We then moved onto the first dessert of the meal. Being in Europe the cheese was served before the dessert (something I despise, but when in Rome and all that). Pecorino Romano was served with honey; a new one for me, and one that I will repeat.
I didn’t finish all the cheese and we decided to share the dessert which was a chocolate, ricotta and almond cake. It was delicious; really moist and chocolatey and given how rich it was, I was glad we’d shared a piece.
So how was it? Well, all in all my time at Checchio dal 1887 was the most disappointing restaurant experience I have had in years. The food was average to good, the atmosphere was dire (people don’t eat dinner until 9.30pm in Testaccio) and the service was rushed. In fact, it wasn’t just the speed of the service that annoyed. Neither of our waiters offered to talk us through the history of the dishes (we were eating from the historical tasting menu!) or even bothered to crack a smile… until it came to paying the bill that is… when one sprung into life with tales of his time in Edinburgh (which just made me think he was after a tip). The service wasn’t helped by the fact that one of the owners was swanning around. He was overseeing the service, no doubt, but added no benefit to my experience and just pushed me that bit further into total discomfort.

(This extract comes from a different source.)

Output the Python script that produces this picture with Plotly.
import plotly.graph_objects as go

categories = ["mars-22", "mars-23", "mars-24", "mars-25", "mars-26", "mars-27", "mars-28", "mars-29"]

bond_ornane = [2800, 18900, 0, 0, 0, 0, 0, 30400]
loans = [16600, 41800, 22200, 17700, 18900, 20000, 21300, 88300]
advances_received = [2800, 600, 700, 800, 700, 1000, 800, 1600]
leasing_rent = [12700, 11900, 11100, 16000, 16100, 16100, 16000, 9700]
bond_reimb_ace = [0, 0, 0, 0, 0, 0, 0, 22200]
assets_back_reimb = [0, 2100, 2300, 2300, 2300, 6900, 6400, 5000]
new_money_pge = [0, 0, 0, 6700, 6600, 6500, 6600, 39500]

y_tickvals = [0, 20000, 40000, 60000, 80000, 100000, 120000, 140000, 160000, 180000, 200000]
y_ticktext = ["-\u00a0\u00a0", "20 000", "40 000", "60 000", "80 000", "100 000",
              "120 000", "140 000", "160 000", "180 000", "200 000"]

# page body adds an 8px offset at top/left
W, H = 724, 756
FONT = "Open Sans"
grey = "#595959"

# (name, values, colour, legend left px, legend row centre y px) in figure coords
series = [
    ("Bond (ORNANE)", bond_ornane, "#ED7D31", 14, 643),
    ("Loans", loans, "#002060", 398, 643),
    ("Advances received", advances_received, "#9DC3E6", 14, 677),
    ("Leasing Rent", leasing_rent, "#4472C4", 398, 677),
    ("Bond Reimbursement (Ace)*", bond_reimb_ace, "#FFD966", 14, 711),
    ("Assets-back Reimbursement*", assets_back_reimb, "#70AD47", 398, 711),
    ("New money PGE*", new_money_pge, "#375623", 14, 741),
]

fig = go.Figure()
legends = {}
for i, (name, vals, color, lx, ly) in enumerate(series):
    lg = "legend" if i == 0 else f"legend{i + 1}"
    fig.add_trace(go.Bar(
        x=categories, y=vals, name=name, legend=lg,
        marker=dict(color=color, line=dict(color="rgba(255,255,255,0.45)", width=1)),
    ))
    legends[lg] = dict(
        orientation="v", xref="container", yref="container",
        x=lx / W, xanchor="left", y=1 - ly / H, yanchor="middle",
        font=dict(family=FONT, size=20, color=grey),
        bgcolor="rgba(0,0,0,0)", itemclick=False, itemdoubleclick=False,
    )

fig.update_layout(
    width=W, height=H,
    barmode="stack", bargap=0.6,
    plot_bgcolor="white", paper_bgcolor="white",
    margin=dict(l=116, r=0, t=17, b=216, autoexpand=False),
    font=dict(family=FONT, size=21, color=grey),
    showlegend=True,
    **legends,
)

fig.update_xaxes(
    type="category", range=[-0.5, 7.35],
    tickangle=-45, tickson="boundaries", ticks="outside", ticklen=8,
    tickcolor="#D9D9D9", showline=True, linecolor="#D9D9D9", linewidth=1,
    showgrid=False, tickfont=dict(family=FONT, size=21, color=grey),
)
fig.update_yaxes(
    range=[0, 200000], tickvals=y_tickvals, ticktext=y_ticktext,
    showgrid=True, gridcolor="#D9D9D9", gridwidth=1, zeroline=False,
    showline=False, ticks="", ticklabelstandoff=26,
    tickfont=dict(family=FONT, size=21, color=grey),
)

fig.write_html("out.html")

But it wasn’t just the snooty attitude that annoyed; our waiters would rarely take our cutlery between courses and on one of the odd occasions that my fork was taken, I had to ask for a replacement when the next course was delivered (I remind you that this was 63 euros a head, before wine – fresh cutlery should not be too hard a task)! The actual restaurant wasn’t up to much either. The outside tables were adorned with plastic pot plants in bright yellow plant pots (yes, seriously!) and the bathrooms were dirty, musty and covered in mould.
It’s not often I feel ripped off when eating out; I will happily pay good money for good food and service, but this wasn’t on. The bill must have been in the region of 170 euros and we had been ripped off.